Oct 25, 2021 - Economy & Business

The legacy-admissions racket, explained

Illustration of an evidence style cork board with push pins and a golden string with a tassle forming the shape of a graduation cap.
Illustration: Aïda Amer/Axios

Legacy admissions — the way in which universities are more likely to admit an applicant if she is directly related to an alumnus of the school — are one of the most blatant and unapologetic ways in which rich white families receive privileged access to elite institutions.

Why it matters: Legacy admissions are very slowly going away. But there's a very good reason they still remain at many top-tier universities: They're a way to admit more students from wealthy families, who in turn are more likely to become big donors.

Driving the news: Amherst College announced on Wednesday that it will no longer give admissions preferences to the children of alumni, thereby joining such institutions as the University of California, MIT, and Pomona College.

By the numbers: The effects of legacy admissions can be startling.

  • In 2002, before legacy admissions were discontinued, 321 white students were admitted to Texas A&M only because of their legacy ties to the university.

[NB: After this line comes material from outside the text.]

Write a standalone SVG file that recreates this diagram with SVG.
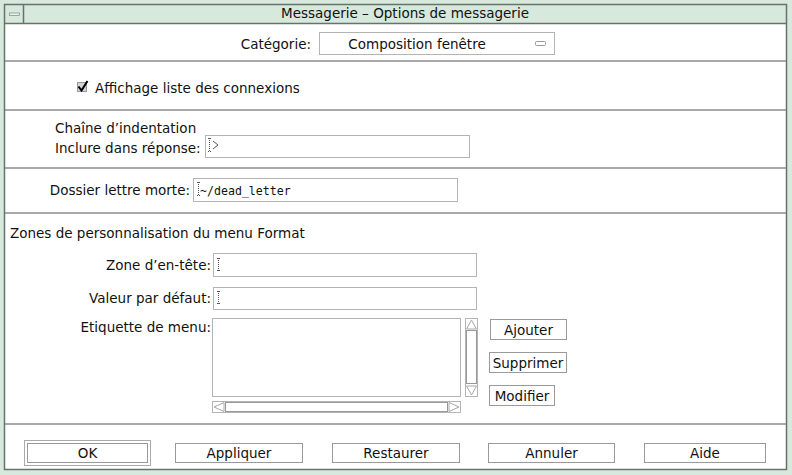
<svg xmlns="http://www.w3.org/2000/svg" width="792" height="475" viewBox="0 0 792 475">
<defs>
<style>
text{font-family:"DejaVu Sans","Liberation Sans",sans-serif;font-size:13.5px;fill:#111}
.mono{font-family:"DejaVu Sans Mono","Liberation Mono",monospace;font-size:11.6px}
.c{text-anchor:middle}
.r{text-anchor:end}
.sep{stroke:#8c8c8c;stroke-width:1.5;fill:none}
.fld{fill:#fff;stroke:#b4b4b4;stroke-width:1}
.btn{fill:#fff;stroke:#9a9a9a;stroke-width:1}
.dark{stroke:#66736c;fill:none}
.cur{stroke:#555;stroke-width:1;stroke-dasharray:1 1;fill:none}
.sb{fill:#fff;stroke:#b4b4b4;stroke-width:1}
.arr{fill:#fff;stroke:#a8a8a8;stroke-width:1}
</style>
</defs>
<g id="frame">
<rect x="0" y="0" width="792" height="475" fill="#d7e8dc"/>
<rect x="5" y="24" width="781" height="445" fill="#fff"/>
<rect x="4.5" y="4.5" width="782" height="465" class="dark" stroke-width="1.5"/>
<line x1="5" y1="23.5" x2="786" y2="23.5" class="dark" stroke-width="1.5"/>
<line x1="23.5" y1="5" x2="23.5" y2="23" class="dark" stroke-width="1.5"/>
<rect x="9.5" y="13" width="10" height="2.5" fill="#e8f2ea" stroke="#8a978f" stroke-width="0.8"/>
<text x="405" y="18" class="c">Messagerie – Options de messagerie</text>
</g>
<g id="categorie">
<text x="311" y="49" class="r">Catégorie:</text>
<rect x="319.5" y="32.5" width="235" height="22" class="fld"/>
<text x="417" y="49" class="c">Composition fenêtre</text>
<rect x="535.5" y="41.5" width="10" height="4" rx="1" fill="#fff" stroke="#999" stroke-width="1"/>
</g>
<g id="separators">
<line x1="5" y1="61" x2="786" y2="61" class="sep"/>
<line x1="5" y1="110" x2="786" y2="110" class="sep"/>
<line x1="5" y1="168" x2="786" y2="168" class="sep"/>
<line x1="5" y1="213" x2="786" y2="213" class="sep"/>
<line x1="5" y1="424" x2="786" y2="424" class="sep"/>
</g>
<g id="affichage">
<rect x="77.5" y="82.5" width="9" height="9" fill="#d4d4d4" stroke="#999" stroke-width="1"/>
<path d="M78.5 86.5 L81.5 90.5 L87.5 81" fill="none" stroke="#000" stroke-width="2"/>
<text x="95" y="93">Affichage liste des connexions</text>
</g>
<g id="indentation">
<text x="55" y="133">Chaîne d’indentation</text>
<text x="55" y="153">Inclure dans réponse:</text>
<rect x="205.5" y="135.5" width="264" height="22" class="fld"/>
<path d="M209.5 138 V152 M208 138.5 H211 M208 151.5 H211" class="cur"/>
<path d="M213 141 L218 145 L213 149" fill="none" stroke="#555" stroke-width="1"/>
</g>
<g id="dossier">
<text x="190" y="195" class="r">Dossier lettre morte:</text>
<rect x="193.5" y="178.5" width="264" height="23" class="fld"/>
<path d="M198.5 182 V196 M197 182.5 H200 M197 195.5 H200" class="cur"/>
<text x="200" y="195" class="mono">~/dead_letter</text>
</g>
<g id="zones">
<text x="10" y="238">Zones de personnalisation du menu Format</text>
</g>
<g id="entete">
<text x="211" y="270" class="r">Zone d’en-tête:</text>
<rect x="213.5" y="253.5" width="263" height="23" class="fld"/>
<path d="M218.5 258 V271 M217 258.5 H220 M217 270.5 H220" class="cur"/>
</g>
<g id="valeur">
<text x="211" y="303" class="r">Valeur par défaut:</text>
<rect x="213.5" y="287.5" width="263" height="22" class="fld"/>
<path d="M218.5 291 V304 M217 291.5 H220 M217 303.5 H220" class="cur"/>
</g>
<g id="etiquette">
<text x="211" y="332" class="r">Etiquette de menu:</text>
<rect x="212.5" y="318.5" width="248" height="78" class="fld"/>
<rect x="465.5" y="318.5" width="12" height="78" class="sb"/>
<polygon points="471.5,320 476.5,329 466.5,329" class="arr"/>
<rect x="466.5" y="330.5" width="10" height="53" fill="#fff" stroke="#999"/>
<polygon points="466.5,386 476.5,386 471.5,395" class="arr"/>
<rect x="212.5" y="401.5" width="248" height="11" class="sb"/>
<polygon points="214,407 224,402.5 224,411.5" class="arr"/>
<rect x="225.5" y="402.5" width="222" height="9" fill="#fff" stroke="#999"/>
<polygon points="449,402.5 459,407 449,411.5" class="arr"/>
</g>
<g id="ajouter">
<rect x="490.5" y="319.5" width="76" height="20" class="btn"/>
<text x="528.5" y="335" class="c">Ajouter</text>
</g>
<g id="supprimer">
<rect x="489.5" y="352.5" width="77" height="20" class="btn"/>
<text x="528" y="368" class="c">Supprimer</text>
</g>
<g id="modifier">
<rect x="489.5" y="385.5" width="65" height="20" class="btn"/>
<text x="522" y="401" class="c">Modifier</text>
</g>
<g id="ok">
<rect x="24.5" y="440.5" width="126" height="25" fill="#fff" stroke="#aaa"/>
<rect x="27.5" y="443.5" width="120" height="19" class="btn"/>
<text x="87.5" y="458" class="c">OK</text>
</g>
<g id="appliquer">
<rect x="175.5" y="443.5" width="127" height="19" class="btn"/>
<text x="239" y="458" class="c">Appliquer</text>
</g>
<g id="restaurer">
<rect x="332.5" y="443.5" width="127" height="19" class="btn"/>
<text x="396" y="458" class="c">Restaurer</text>
</g>
<g id="annuler">
<rect x="488.5" y="443.5" width="126" height="19" class="btn"/>
<text x="551.5" y="458" class="c">Annuler</text>
</g>
<g id="aide">
<rect x="644.5" y="443.5" width="121" height="19" class="btn"/>
<text x="705" y="458" class="c">Aide</text>
</g>
<g id="connectors"/>
</svg>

The equivalent number for Black students — in a state where over 11% of the population was Black — was just three.
  • Legacies now account for just 3.5% of the class at Johns Hopkins, down from 12.5% when they had an extra advantage. The percentage of students identifying as an underrepresented minorities doubled from 12% to 23% between 2009 and 2016 after the legacy advantage was abolished.
  • At Notre Dame, legacies outnumber Black students by a factor of 5 to 1.
  • At Harvard, 77% of legacy students are white, and less than 6% of legacy admissions offers go to Hispanic students. A 2019 NBER paper calculated that out of the white students admitted to Harvard with some kind of artificial preference — not just legacies but also athletes and the children of staff — only a quarter of them would have been admitted without that preference.

What they're saying: Former Treasury secretary Larry Summers told the WSJ's Daniel Golden when he was president of Harvard that "legacy admissions are integral to the kind of community that any private educational institution is."

How it (doesn't) work: Legacy-admissions policies don't increase the amount of giving that any student or family will end up donating.

  • A 2008 paper found that donations actually tended to rise after legacy admissions were abolished, while a 2010 study concluded that "there is no statistically significant evidence of a causal relationship between legacy preference policies and total alumni giving among top universities."
  • Those papers adjust for wealth, however — and legacy admissions are a way of tilting the playing field in favor of wealthy families.

The bottom line: Children of the rich will always find it easier to get into any given university, even without legacy preferences, than will immigrants, the poor, or students whose parents never went to college.

  • They will also, statistically speaking, end up donating more after they've graduated. Which is one reason why colleges continue to give those students an extra advantage.